Equilibrium concepts for time‐inconsistent stopping problems in continuous time

• Published in: Mathematical finance Vol. 31; no. 1; pp. 508 - 530
• Main Authors: Bayraktar, Erhan, Zhang, Jingjie, Zhou, Zhou
• Format: Journal Article
• Language: English
• Published: Oxford Blackwell Publishing Ltd 01.01.2021
• Subjects: Equilibrium; Finance; Game theory; Markov chains; mild equilibria; nonexponential discounting; optimal stopping; Optimization; strong equilibria; subgame perfect Nash equilibrium; time inconsistency; weak equilibria
• ISSN: 0960-1627; 1467-9965; 1467-9965
• DOI: 10.1111/mafi.12293

A new notion of equilibrium, which we call strong equilibrium, is introduced for time‐inconsistent stopping problems in continuous time.
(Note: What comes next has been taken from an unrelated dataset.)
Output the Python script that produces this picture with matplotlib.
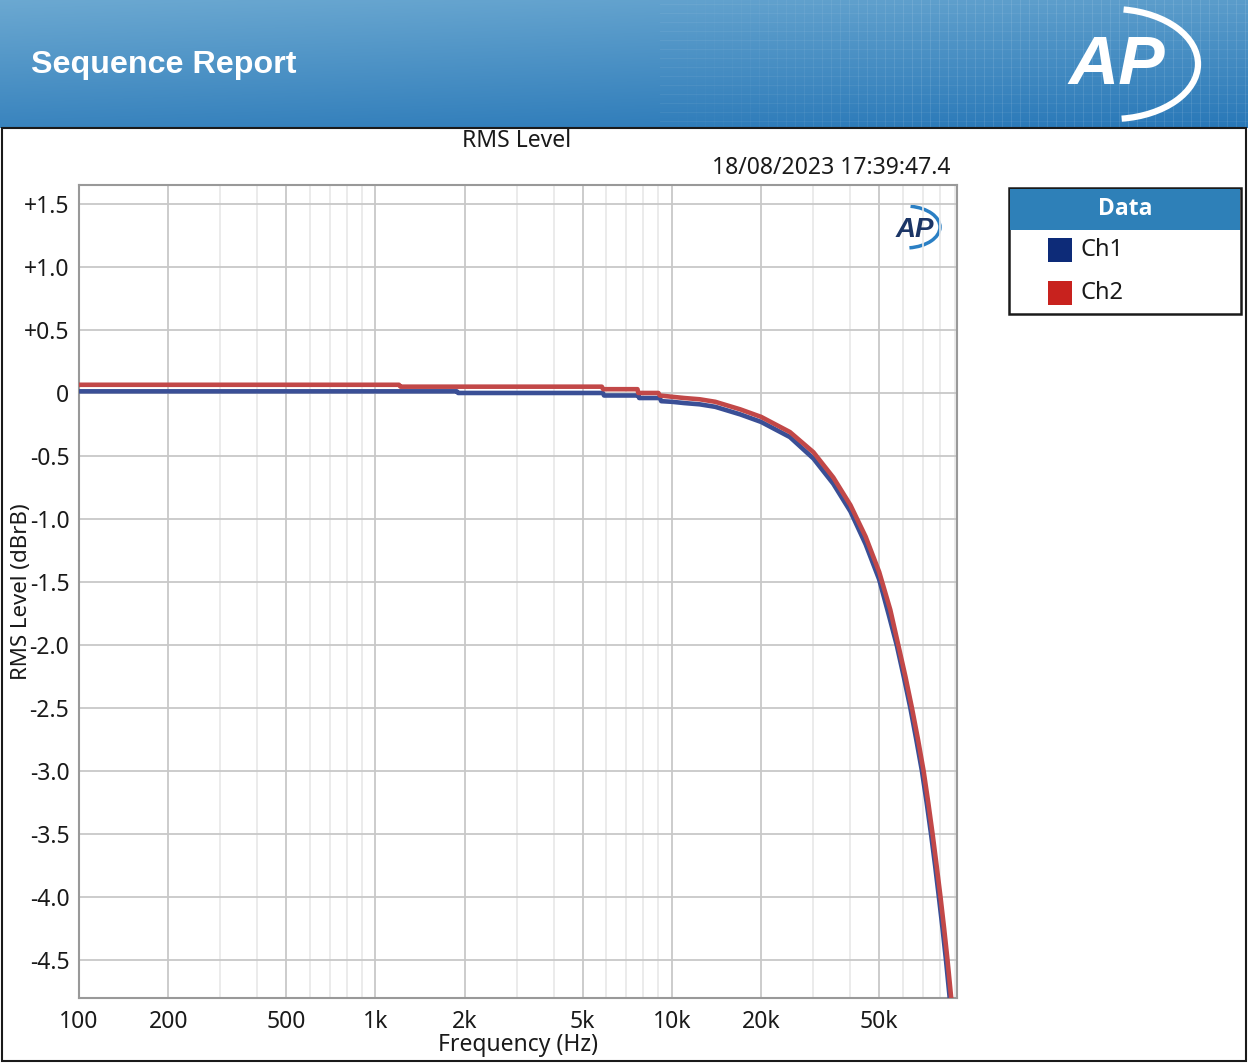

Compared to the existing notions introduced in Huang, Y.‐J., & Nguyen‐Huu, A. (2018, Jan 01). Time‐consistent stopping under decreasing impatience. Finance and Stochastics, 22(1), 69–95 and Christensen, S., & Lindensjö, K. (2018). On finding equilibrium stopping times for time‐inconsistent markovian problems. SIAM Journal on Control and Optimization, 56(6), 4228–4255, which in this paper are called mild equilibrium and weak equilibrium, respectively, a strong equilibrium captures the idea of subgame perfect Nash equilibrium more accurately. When the state process is a continuous‐time Markov chain and the discount function is log subadditive, we show that an optimal mild equilibrium is always a strong equilibrium. Moreover, we provide a new iteration method that can directly construct an optimal mild equilibrium and thus also prove its existence.